The champion got $100 for every villain cleared or $25,000 if he/she cleared all ten, whichever came first. If the champion won the $25,000, he/she was retired as an undefeated champion, per CBS's cap winning limit; otherwise, he/she returned to play against a new challenger in another game. By August 1979, a new rule was added in which contestants were also retired if they won five games in a row.

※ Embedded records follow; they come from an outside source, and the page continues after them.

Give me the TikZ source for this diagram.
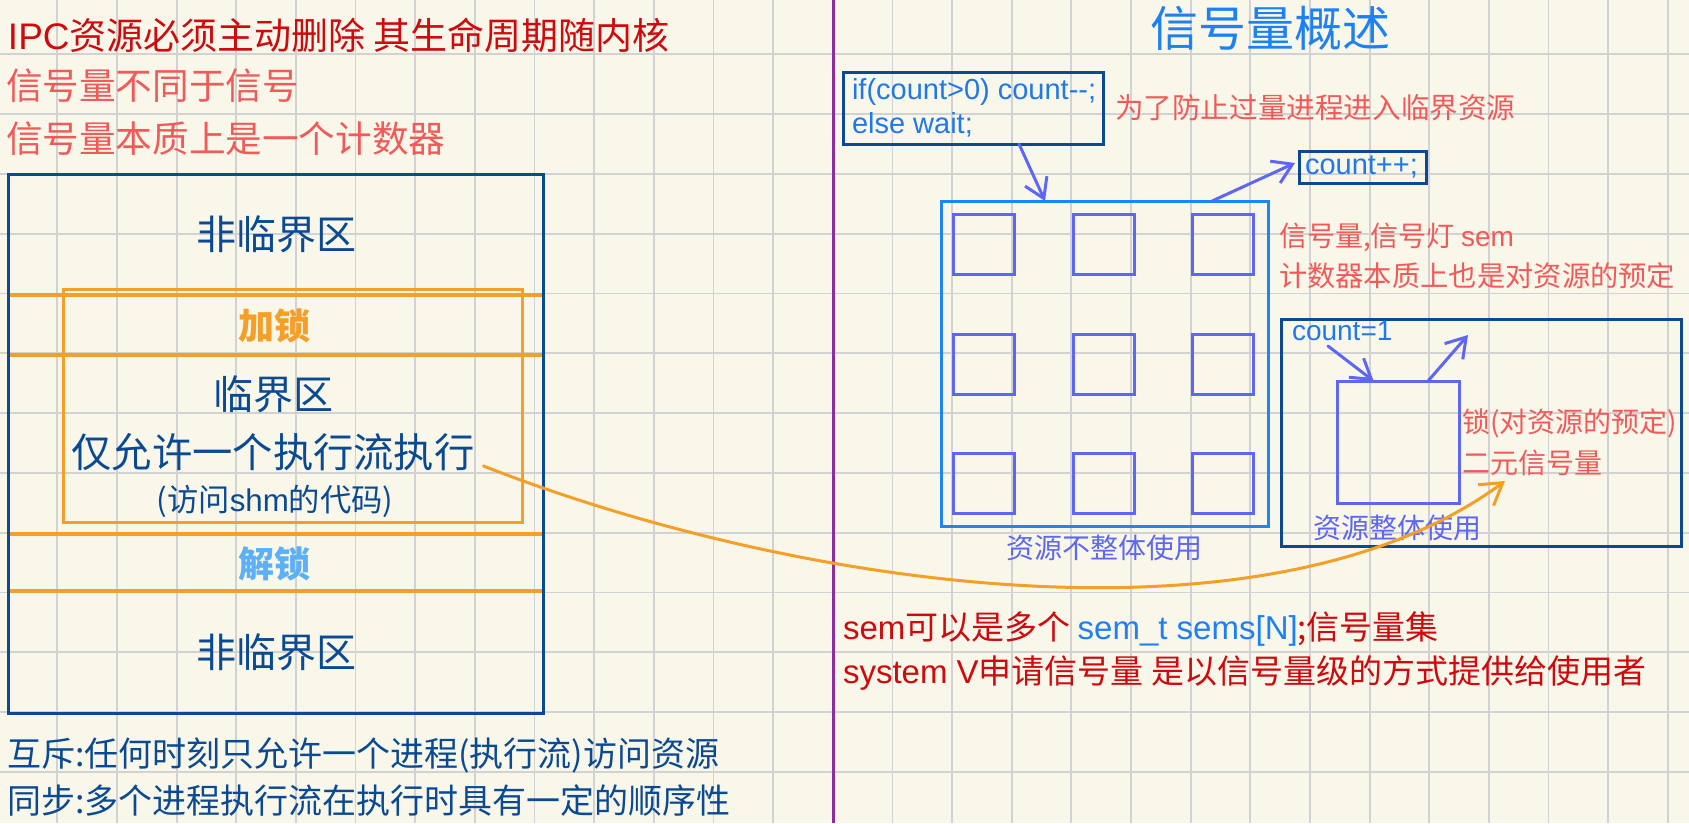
\documentclass[tikz,border=0pt]{standalone}
\usepackage{fontspec}
\setmainfont{Noto Sans CJK SC}
\newfontfamily\lat{Liberation Sans}
\usetikzlibrary{arrows.meta,calc}
\definecolor{bgc}{HTML}{F9F7EA}
\definecolor{gridc}{HTML}{D2D2D2}
\definecolor{dred}{HTML}{CF0A0F}
\definecolor{lred}{HTML}{F25A5A}
\definecolor{dblue}{HTML}{0B4A93}
\definecolor{tblue}{HTML}{1E80F5}
\definecolor{cblue}{HTML}{1F78EE}
\definecolor{bboxc}{HTML}{1C86F7}
\definecolor{vio}{HTML}{5E66F6}
\definecolor{orangec}{HTML}{F4A028}
\definecolor{lblue}{HTML}{5DB0F5}
\definecolor{purp}{HTML}{8E2BA0}
\newcommand\setfs[1]{\fontsize{#1}{#1}\selectfont}
\begin{document}
\begin{tikzpicture}[x=1pt,y=-1pt,
  every node/.style={inner sep=0pt, outer sep=0pt},
  gridline/.style={draw=gridc, line width=1.8pt},
  dbbox/.style={draw=dblue, line width=3pt},
  bbox/.style={draw=bboxc, line width=3pt},
  vbox/.style={draw=vio, line width=3pt},
  obox/.style={draw=orangec, line width=3pt},
  oline/.style={draw=orangec, line width=3.5pt},
  varrow/.style={draw=vio, line width=3pt, line cap=round, -{Straight Barb[length=19pt,width=24pt]}},
  oarrow/.style={draw=orangec, line width=3pt, line cap=round, -{Straight Barb[length=21pt,width=26pt]}},
  lt/.style={anchor=base west},
  ct/.style={anchor=base}]
\useasboundingbox (0,0) rectangle (1689,823);
\fill[bgc] (0,0) rectangle (1689,823);
\foreach \k in {0,...,27} \draw[gridline] ({57.3+59.65*\k},0) -- ({57.3+59.65*\k},823);
\foreach \k in {0,...,12} \draw[gridline] (0,{54.3+59.8*\k}) -- (1689,{54.3+59.8*\k});
\draw[draw=purp, line width=3pt] (833,0) -- (833,823);

% left top texts
\node[lt, text=dred] (t1) at (8,49) {\setfs{37}{\lat IPC}资源必须主动删除 其生命周期随内核};
\node[lt, text=lred] (t2) at (6,99) {\setfs{36.6}信号量不同于信号};
\node[lt, text=lred] (t3) at (6,152) {\setfs{36.6}信号量本质上是一个计数器};

% left box
\node[dbbox, minimum width=535, minimum height=538.5, anchor=north west] (crit) at (8.6,174.5) {};
\node[obox, minimum width=459, minimum height=233, anchor=north west] (lockbox) at (63,289) {};
\draw[oline] (9.6,295) -- (542,295);
\draw[oline] (9.6,355) -- (542,355);
\draw[oline] (9.6,534) -- (542,534);
\draw[oline] (9.6,591) -- (542,591);
\node[ct, text=dblue] (nc1) at (276,249.5) {\setfs{40}非临界区};
\node[ct, text=orangec, font=\bfseries] (lock) at (274,339) {\setfs{36}加锁};
\node[ct, text=dblue] (cs) at (273,409.5) {\setfs{40}临界区};
\node[ct, text=dblue] (only) at (273,467) {\setfs{40.3}仅允许一个执行流执行};
\node[ct, text=dblue] (shm) at (275,511) {\setfs{31.3}(访问{\lat shm}的代码)};
\node[ct, text=lblue, font=\bfseries] (unlock) at (274,577) {\setfs{36}解锁};
\node[ct, text=dblue] (nc2) at (276,667) {\setfs{40}非临界区};

% bottom left
\node[lt, text=dblue] (mutex) at (7,766) {\setfs{34}互斥:任何时刻只允许一个进程(执行流)访问资源};
\node[lt, text=dblue] (sync) at (7,813) {\setfs{34}同步:多个进程执行流在执行时具有一定的顺序性};

% right side
\node[ct, text=tblue] (title) at (1270,46) {\setfs{48}信号量概述};
\node[dbbox, minimum width=260, minimum height=72, anchor=north west] (codebox) at (843,72) {};
\node[lt, text=cblue] (c1) at (852,99) {\setfs{29}\lat if(count>0) count-{}-;};
\node[lt, text=cblue] (c2) at (852,133) {\setfs{29}\lat else wait;};
\node[lt, text=lred] (prevent) at (1115,118) {\setfs{28.6}为了防止过量进程进入临界资源};

\node[dbbox, minimum width=127, minimum height=32, anchor=north west] (incbox) at (1299,151) {};
\node[lt, text=cblue] (inc) at (1305,174) {\setfs{29}\lat count++;};

\node[bbox, minimum width=327, minimum height=325, anchor=north west] (res) at (941,201) {};
\foreach \cx [count=\i] in {953,1073,1192}
  \foreach \ry [count=\j] in {214,334,453}
    \node[vbox, minimum width=61, minimum height=60, anchor=north west] (sq-\i-\j) at (\cx,\ry) {};
\node[ct, text=vio] (nonwhole) at (1104,558) {\setfs{28}资源不整体使用};

\node[lt, text=lred] (semname) at (1279,246) {\setfs{28}信号量,信号灯 {\lat sem}};
\node[lt, text=lred] (counter) at (1279,286) {\setfs{28.3}计数器本质上也是对资源的预定};

\node[dbbox, minimum width=400, minimum height=227, anchor=north west] (whole) at (1281,319) {};
\node[lt, text=cblue] (cnt1) at (1292,340) {\setfs{28}\lat count=1};
\node[vbox, minimum width=122, minimum height=122, anchor=north west] (onesq) at (1337,381) {};
\node[lt, text=lred] (locktxt) at (1462,432) {\setfs{28}锁(对资源的预定)};
\node[lt, text=lred] (binary) at (1462,473) {\setfs{28}二元信号量};
\node[lt, text=vio] (wholetxt) at (1313,538) {\setfs{28}资源整体使用};

% bottom right
\node[lt, text=dred] (semset) at (843,639) {\setfs{33}{\lat sem}可以是多个 {\lat\textcolor{tblue}{sem\_t sems[N]}};信号量集};
\node[lt, text=dred] (sysv) at (843,683) {\setfs{33}{\lat system V}申请信号量 是以信号量级的方式提供给使用者};

% connectors
\draw[varrow] ($(codebox.south west)!0.677!(codebox.south east)$) -- ($(res.north west)!0.318!(res.north east)$);
\draw[varrow] ($(res.north west)!0.829!(res.north east)$) -- ([xshift=-4pt,yshift=4pt]incbox.west);
\draw[varrow] ([xshift=36pt,yshift=-6pt]cnt1.base west) -- ($(onesq.north west)!0.30!(onesq.north east)$);
\coordinate (upend) at (1468,335);
\draw[varrow] ($(onesq.north west)!0.746!(onesq.north east)$) -- (upend);
\coordinate (curveend) at (1505,481);
\draw[oarrow] ([xshift=9pt,yshift=1pt]only.base east) .. controls (800,590) and (1270,655) .. (curveend);
\end{tikzpicture}
\end{document}
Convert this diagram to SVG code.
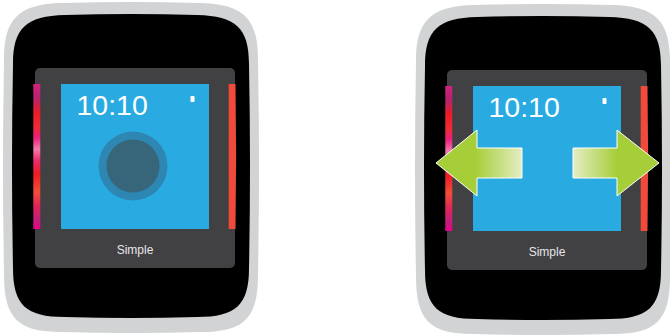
<svg xmlns="http://www.w3.org/2000/svg" width="670" height="335" viewBox="0 0 670 335">
<defs>
<style>
.bezel{fill:#d1d3d4}
.body{fill:#000}
.panel{fill:#414042}
.screen{fill:#29abe2}
.rstrip{fill:#ef4a3a}
.time{font-family:"Liberation Sans",Arial,sans-serif;font-size:28.5px;fill:#fff}
.label{font-family:"Liberation Sans",Arial,sans-serif;font-size:12px;fill:#e6e7e8;text-anchor:middle}
.batt{fill:#fff}
.arrow{stroke:#fff;stroke-width:1}
</style>
<linearGradient id="lstrip" gradientUnits="userSpaceOnUse" x1="30" y1="84" x2="44" y2="229">
<stop offset="0" stop-color="#d4217f"/>
<stop offset="0.1" stop-color="#b5236f"/>
<stop offset="0.2" stop-color="#ed1c24"/>
<stop offset="0.3" stop-color="#ee2a3a"/>
<stop offset="0.37" stop-color="#ec1f7a"/>
<stop offset="0.45" stop-color="#f27aab"/>
<stop offset="0.53" stop-color="#ea2a6a"/>
<stop offset="0.62" stop-color="#ed1c24"/>
<stop offset="0.74" stop-color="#f04e37"/>
<stop offset="0.84" stop-color="#e0245a"/>
<stop offset="0.93" stop-color="#c21f7a"/>
<stop offset="1" stop-color="#ec008c"/>
</linearGradient>
<linearGradient id="gl" gradientUnits="userSpaceOnUse" x1="476" y1="0" x2="522" y2="0">
<stop offset="0" stop-color="#a6ce39"/>
<stop offset="1" stop-color="#e4edc3"/>
</linearGradient>
<linearGradient id="gr" gradientUnits="userSpaceOnUse" x1="617" y1="0" x2="573" y2="0">
<stop offset="0" stop-color="#a6ce39"/>
<stop offset="1" stop-color="#e4edc3"/>
</linearGradient>
</defs>

<g id="watch-left">
<path class="bezel" d="M62,3 Q131,1 200,3 C245,4 258,20 258,60 Q260,167 258,274 C258,318 245,332 200,332 Q131,334 62,332 C17,332 4,318 4,274 Q2,167 4,60 C4,20 17,4 62,3 Z"/>
<path class="body" d="M65,15 Q131,13 197,15 C236,16 249,28 249,64 Q251,166 249,268 C249,305 236,317 197,317 Q131,319 65,317 C26,317 13,305 13,268 Q11,166 13,64 C13,28 26,16 65,15 Z"/>
<rect class="panel" x="35" y="68" width="200" height="200" rx="5"/>
<rect class="screen" x="61" y="84" width="148" height="145"/>
<rect x="33.3" y="84" width="7" height="145" fill="url(#lstrip)"/>
<path class="rstrip" d="M228.7,84 L235.5,84 Q236.8,156 235.5,229 L228.7,229 Z"/>
<text class="time" x="76.5" y="115">10:10</text>
<rect class="batt" x="190.5" y="96" width="4" height="6" rx="0.8"/>
<circle cx="133" cy="166" r="34.5" fill="#2d87b2"/>
<circle cx="133" cy="166" r="26.5" fill="#376579"/>
<text class="label" x="135" y="254">Simple</text>
</g>

<g id="watch-right" transform="translate(412,2)">
<path class="bezel" d="M62,3 Q131,1 200,3 C245,4 258,20 258,60 Q260,167 258,274 C258,318 245,332 200,332 Q131,334 62,332 C17,332 4,318 4,274 Q2,167 4,60 C4,20 17,4 62,3 Z"/>
<path class="body" d="M65,15 Q131,13 197,15 C236,16 249,28 249,64 Q251,166 249,268 C249,305 236,317 197,317 Q131,319 65,317 C26,317 13,305 13,268 Q11,166 13,64 C13,28 26,16 65,15 Z"/>
<rect class="panel" x="35" y="68" width="200" height="200" rx="5"/>
<rect class="screen" x="61" y="84" width="148" height="145"/>
<rect x="33.3" y="84" width="7" height="145" fill="url(#lstrip)"/>
<path class="rstrip" d="M228.7,84 L235.5,84 Q236.8,156 235.5,229 L228.7,229 Z"/>
<text class="time" x="76.5" y="115">10:10</text>
<rect class="batt" x="190.5" y="96" width="4" height="6" rx="0.8"/>
<text class="label" x="135" y="254">Simple</text>
</g>

<g id="connectors">
<polygon id="arrow-left" class="arrow" fill="url(#gl)" points="436,163 477,130 477,148 522,148 522,178 477,178 477,196"/>
<polygon id="arrow-right" class="arrow" fill="url(#gr)" points="659,163 617,130 617,148 573,148 573,178 617,178 617,196"/>
</g>
</svg>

Effective November 5, 1979, Whew! was changed to Celebrity Whew! in an effort to boost the show's ratings. The game was now played with two celebrity-contestant teams, and the rules were basically still the same as before, but with some changes. Now, team members shared blocking and charging duties (for teams that were blocking, both the celebrity and their contestant partner got to place three blocks each on the board), and in the Gauntlet of Villains, each member of the winning team took on one half of the gauntlet respectively (the contestant partner had the option of taking on the first five villains or the last five). During the show's final weeks on the air, if the winning team won 2-0 by clearing the board in each round, then they got to play the tiebreaker board unopposed with a randomly generated set of blocks.
- The format of correcting statements would later be reworked into the question round on the Disney Channel game show Mad Libs and the bonus round of the 2004 game show Balderdash.
- The entirety of Whew! is completely intact, as Burt Sugarman owns all the episodes.
- Some of the show's sound effects were later used in the 1988 game show Blackout.
- Some of the show's bonus round sound effects were later used in the 1990 game show Rodeo Drive.
- Whew! was the first game show that Rod Roddy ever announced.
- The show's theme song was composed by Alan Thicke and the animated opening sequence was produced by Hanna-Barbera.
- In the late 90s-early 2000s, Whew! became a cult hit with the game show internet community thanks in large part to Randy Amasia, who was a $25K winner on the show in August 1979. He had sought for the episode on which he won the $25K for quite a few years, and it was finally located, on the way to him, on the same day he passed away from cancer in 2001.